Give again, exactly as written, the lines of the records below from the line with "Write the Altair code for this chart." to the line with "import pandas as pd". Both end lines count; pictures do not.
** start DATA SUPPLIED **
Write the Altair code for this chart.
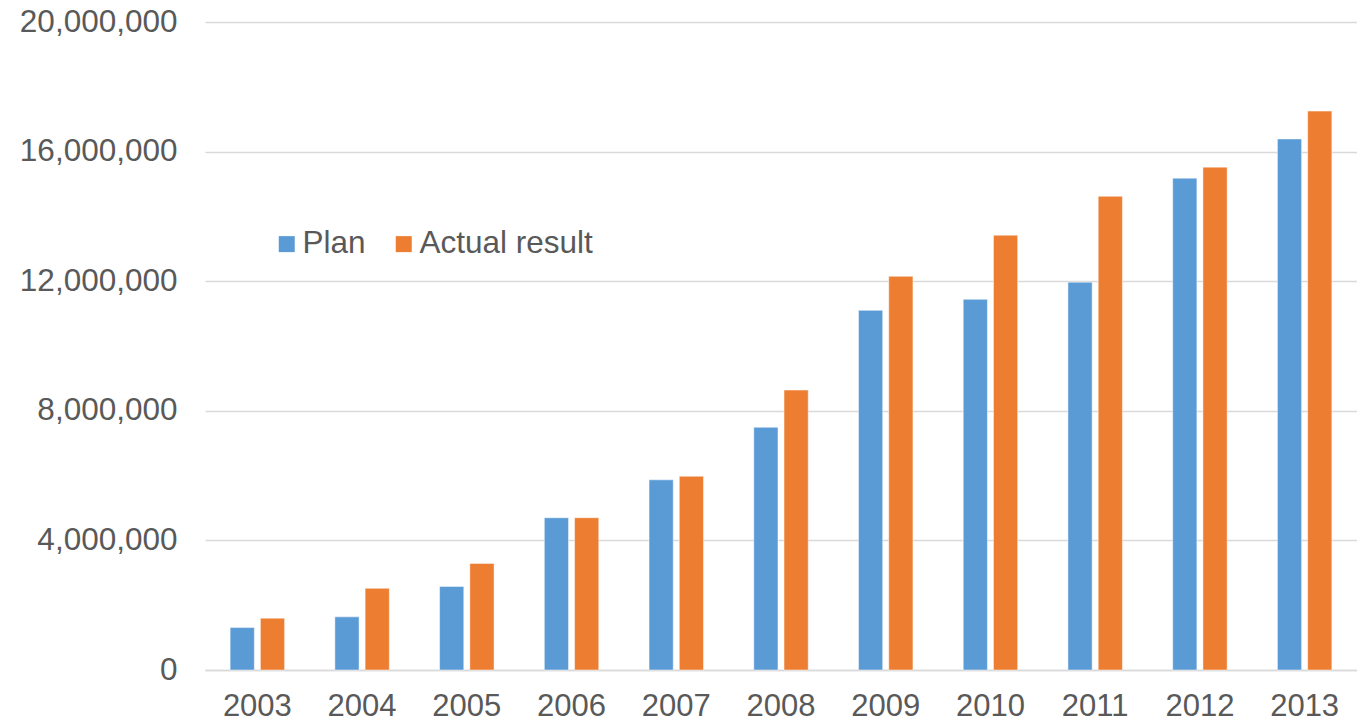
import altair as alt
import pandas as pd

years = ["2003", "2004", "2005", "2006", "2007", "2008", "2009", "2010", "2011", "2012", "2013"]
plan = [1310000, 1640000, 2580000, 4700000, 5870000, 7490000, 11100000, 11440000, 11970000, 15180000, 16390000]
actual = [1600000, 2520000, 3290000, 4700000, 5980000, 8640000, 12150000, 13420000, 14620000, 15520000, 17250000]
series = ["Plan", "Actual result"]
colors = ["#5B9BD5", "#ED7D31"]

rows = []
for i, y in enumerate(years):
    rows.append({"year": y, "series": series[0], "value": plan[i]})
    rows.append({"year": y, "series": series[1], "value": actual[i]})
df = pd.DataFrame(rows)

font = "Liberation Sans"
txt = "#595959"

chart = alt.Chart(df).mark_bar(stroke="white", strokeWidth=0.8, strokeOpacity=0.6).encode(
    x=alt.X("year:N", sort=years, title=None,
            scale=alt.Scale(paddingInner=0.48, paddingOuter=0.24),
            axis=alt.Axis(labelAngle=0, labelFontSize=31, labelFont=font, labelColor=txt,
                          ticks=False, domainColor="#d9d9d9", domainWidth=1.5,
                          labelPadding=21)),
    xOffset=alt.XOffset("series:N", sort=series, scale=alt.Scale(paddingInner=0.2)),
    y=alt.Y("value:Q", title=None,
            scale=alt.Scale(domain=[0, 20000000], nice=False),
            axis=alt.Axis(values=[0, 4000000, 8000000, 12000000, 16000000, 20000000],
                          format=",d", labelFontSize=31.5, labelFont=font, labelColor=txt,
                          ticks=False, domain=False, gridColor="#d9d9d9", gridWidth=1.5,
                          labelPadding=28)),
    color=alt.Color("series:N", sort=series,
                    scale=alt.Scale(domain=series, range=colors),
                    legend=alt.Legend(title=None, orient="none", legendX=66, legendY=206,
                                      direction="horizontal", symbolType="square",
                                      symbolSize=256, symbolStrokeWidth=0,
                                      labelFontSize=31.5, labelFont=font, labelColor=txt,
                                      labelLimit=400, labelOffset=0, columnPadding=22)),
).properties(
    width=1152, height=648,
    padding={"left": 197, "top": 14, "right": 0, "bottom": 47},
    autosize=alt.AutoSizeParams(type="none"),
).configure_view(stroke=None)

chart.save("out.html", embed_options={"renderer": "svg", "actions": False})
** end DATA SUPPLIED **
** start DATA SUPPLIED **
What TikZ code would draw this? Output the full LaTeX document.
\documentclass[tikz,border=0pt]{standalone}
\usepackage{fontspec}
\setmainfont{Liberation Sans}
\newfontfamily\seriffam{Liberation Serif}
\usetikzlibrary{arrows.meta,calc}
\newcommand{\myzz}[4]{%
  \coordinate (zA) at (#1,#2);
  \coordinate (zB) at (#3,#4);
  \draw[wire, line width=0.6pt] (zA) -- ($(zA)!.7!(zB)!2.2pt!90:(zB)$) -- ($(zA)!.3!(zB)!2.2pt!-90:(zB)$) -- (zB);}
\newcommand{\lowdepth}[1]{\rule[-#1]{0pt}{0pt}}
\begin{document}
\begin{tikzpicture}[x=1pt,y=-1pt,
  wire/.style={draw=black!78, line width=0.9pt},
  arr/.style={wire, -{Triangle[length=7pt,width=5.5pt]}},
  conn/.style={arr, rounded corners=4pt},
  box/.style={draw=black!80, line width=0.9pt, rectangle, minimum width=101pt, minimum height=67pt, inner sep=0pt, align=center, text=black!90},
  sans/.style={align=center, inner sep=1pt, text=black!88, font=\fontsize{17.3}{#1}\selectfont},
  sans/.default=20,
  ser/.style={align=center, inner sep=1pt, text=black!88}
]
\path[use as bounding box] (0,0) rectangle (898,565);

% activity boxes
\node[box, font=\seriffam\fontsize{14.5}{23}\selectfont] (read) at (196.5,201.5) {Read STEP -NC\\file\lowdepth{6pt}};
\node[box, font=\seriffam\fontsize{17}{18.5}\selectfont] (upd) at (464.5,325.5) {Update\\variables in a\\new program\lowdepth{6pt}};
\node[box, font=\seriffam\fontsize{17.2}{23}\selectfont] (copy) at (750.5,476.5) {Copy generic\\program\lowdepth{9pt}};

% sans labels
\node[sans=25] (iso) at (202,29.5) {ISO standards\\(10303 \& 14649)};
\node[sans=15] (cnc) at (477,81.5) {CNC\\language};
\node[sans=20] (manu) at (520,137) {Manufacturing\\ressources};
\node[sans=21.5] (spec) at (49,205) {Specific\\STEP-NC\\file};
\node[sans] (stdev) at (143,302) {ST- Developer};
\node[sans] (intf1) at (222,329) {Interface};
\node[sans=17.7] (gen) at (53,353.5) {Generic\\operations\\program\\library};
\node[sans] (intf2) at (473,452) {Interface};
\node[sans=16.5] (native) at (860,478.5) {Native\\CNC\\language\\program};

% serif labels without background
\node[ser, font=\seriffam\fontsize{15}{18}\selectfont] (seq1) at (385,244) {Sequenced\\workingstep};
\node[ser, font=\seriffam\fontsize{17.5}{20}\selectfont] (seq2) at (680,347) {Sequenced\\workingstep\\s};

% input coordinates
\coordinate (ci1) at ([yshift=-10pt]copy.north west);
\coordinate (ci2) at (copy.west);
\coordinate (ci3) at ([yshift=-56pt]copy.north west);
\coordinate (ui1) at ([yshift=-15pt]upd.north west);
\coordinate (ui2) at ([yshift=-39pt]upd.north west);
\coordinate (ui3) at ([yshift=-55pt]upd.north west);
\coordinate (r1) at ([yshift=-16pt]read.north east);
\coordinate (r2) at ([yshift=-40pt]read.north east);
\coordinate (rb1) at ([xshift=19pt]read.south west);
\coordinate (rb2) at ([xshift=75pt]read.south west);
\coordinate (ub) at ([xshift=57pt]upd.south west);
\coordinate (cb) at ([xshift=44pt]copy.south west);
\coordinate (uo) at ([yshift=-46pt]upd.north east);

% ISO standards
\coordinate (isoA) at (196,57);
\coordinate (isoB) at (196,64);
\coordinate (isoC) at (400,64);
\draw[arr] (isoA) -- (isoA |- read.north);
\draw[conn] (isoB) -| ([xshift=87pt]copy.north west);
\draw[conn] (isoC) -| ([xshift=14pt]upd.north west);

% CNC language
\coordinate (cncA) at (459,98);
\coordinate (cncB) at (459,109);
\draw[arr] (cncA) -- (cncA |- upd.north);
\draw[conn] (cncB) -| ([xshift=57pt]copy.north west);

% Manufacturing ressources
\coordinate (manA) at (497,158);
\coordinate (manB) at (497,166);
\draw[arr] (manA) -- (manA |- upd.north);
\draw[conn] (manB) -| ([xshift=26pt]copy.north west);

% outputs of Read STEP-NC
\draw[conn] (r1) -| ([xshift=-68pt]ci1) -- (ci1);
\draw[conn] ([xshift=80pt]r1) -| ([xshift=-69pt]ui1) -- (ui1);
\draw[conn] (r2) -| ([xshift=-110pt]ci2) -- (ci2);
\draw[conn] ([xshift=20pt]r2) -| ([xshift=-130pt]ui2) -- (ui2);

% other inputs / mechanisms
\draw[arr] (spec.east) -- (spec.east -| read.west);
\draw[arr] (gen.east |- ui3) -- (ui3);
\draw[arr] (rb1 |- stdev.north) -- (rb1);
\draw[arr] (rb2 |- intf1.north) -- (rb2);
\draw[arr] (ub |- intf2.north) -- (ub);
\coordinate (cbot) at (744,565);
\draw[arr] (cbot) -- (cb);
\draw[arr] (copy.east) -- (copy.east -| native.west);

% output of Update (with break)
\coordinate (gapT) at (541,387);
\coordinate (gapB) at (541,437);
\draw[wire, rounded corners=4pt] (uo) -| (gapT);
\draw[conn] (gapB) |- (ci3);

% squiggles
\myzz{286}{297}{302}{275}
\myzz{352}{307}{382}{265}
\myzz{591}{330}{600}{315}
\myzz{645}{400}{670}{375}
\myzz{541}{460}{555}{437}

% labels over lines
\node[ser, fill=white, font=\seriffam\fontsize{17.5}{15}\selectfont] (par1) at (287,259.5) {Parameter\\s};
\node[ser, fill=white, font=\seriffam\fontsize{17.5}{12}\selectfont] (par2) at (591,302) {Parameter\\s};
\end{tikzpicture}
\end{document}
** end DATA SUPPLIED **
* TASK RESULT *
Write the Altair code for this chart.
import altair as alt
import pandas as pd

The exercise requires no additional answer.